Roland M. Dürre

Evolution – Innovation – Kommunikation

Intern

Tabak

Früh, viel zu früh habe ich mit dem Rauchen angefangen, eher mit 14 als mit 16. Wir wollten endlich erwachsen und frei sein. Die Amerikaner haben uns die Freiheit und die Zigarette gebracht. Tabak war das Symbol für Genuss, Wohlstand und Freiheit. Und später Marlboro für den wilden Westen.

Die Eltern haben uns wegen Rauchens bestraft. Wenn ich nach Rauch roch, wurde ich einer strengen Befragung unterzogen. In den Ohren klingt es mir immer noch: „Wer raucht, hat zu viel Geld“! Eine Folge war der Entzug des Taschengelds.

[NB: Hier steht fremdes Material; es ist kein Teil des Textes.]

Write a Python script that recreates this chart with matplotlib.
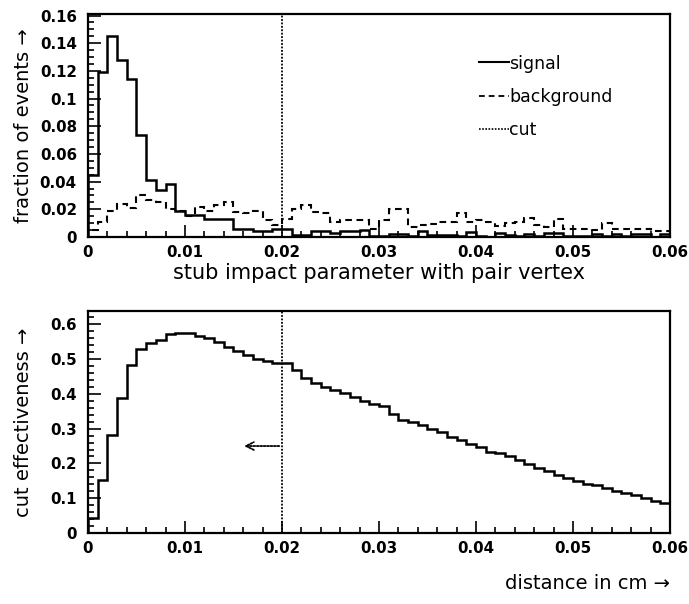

Wir haben weiter geraucht. In der Schule für das Raucherzimmer gekämpft. Wer „in“ und von gesellschaftlicher Wichtigkeit sein wollte, rauchte. Die Mädchen wollten nicht mehr brav sein und haben angefangen zu rauchen. Und wenn sie dann auf offener Strasse geraucht haben (das war für eine Frau höchst unschicklich), wurden sie von ihren Müttern als „Nutte“ beschimpft. Dann haben sie erst recht geraucht. Filterraucher (Ernte, HB, Stuyvesant, Astor …) galten als Weicheier. Reval, Roth-Händle oder Gauloises waren OK. Snobs griffen zu den Gitanes (am besten mit „papier mais“) oder zur Finas aus Ägypten. Oder zur Bali aus dem Saarland, der einzigen Zigarette damals mit Tabak nur aus Deutschland. Gelegentlich gab es auch Zigarillos, eine Zigarre oder eine Villiger Kiel mit gelbem Mundstück aus Plastik.

Mit 30 Jahren habe ich das Rauchen aufgehört. Mehrere Male, bis ich es geschafft hatte. Das war schwierig, denn Rauchen ist nicht nur eine physische Sucht, die nach ein paar Wochen vergeht. Die Psyche mag auch nicht aufhören! Zigaretten sind Teil der Körpersprache. Ohne Zigarette, das war als ob ein Teil von einem selbst gefehlt hätte. Den Frust kann man auch nicht mehr durch genüssliches Ausdrücken der Zigarette im Aschenbecher bekämpfen. Und alle Sorgen nicht mehr mit der Kippe in den Gully werfen.

Das hat sich alles geändert. Wenn ich heute Menschen rauchen sehe, schmerzt es mich. Ich erkenne Menschen, die viele Jahre geraucht haben, an Ihrer Haut, ihrer Figur und ihrem Gesicht. Mir graut vor gelben Nikotinfingern und vollen Aschenbechern. Die Ausdünstung eines Menschen nach kaltem Rauch ist mir unangenehm, das ist in kommunikativen Situation nicht immer einfach. Wenn mir Tabakrauch ins Gesicht weht, dann bekomme ich gelegentlich ein Würgen und mir versagt die Stimme. Sogar ins Podium nach Schwabing gehe ich nicht mehr, weil da in beiden Flügeln geraucht wird. Und ich sehe Menschen, die vor Bürohäusern im Freien oder in den gelben Karrees auf den Bahnhöfen stehen und an Zigaretten ziehen. Das macht mich betroffen.

In den siebziger Jahren hat die Tabakindustrie festgestellt, dass der Anteil der Raucher bei den Männern auch mit noch so viel Marketing nicht mehr erhöht werden konnte. Man konnte nur noch Marktanteile bei der Konkurrenz abholen. Das hat nicht immer geklappt. Im Gegenteil, die Marke West hat mit ihrer ersten Kampagne „GO WEST“ den Verkauf des Konkurrenten Marlboro zu Kosten des eigenen Anteils. Die Tabak-Managern aber haben in ihrer Wachstums-Not die Frau entdeckt. Weit weniger als 10 % der Frauen haben früher geraucht. Man kreierte die Zigarette für die Frau (zierlich, lang und dünn, bunt und sehr feminin) und richtete die Marketing-Kanone auf die Frauen. Mit Erfolg – heute rauchen annähernd gleich viel Frauen wie Männer.

Wenn ich gefragt werde, auf was in meinem Leben ich besonders stolz, fällt mir spontan immer ein: Dass ich es geschafft habe, mit dem Rauchen aufzuhören.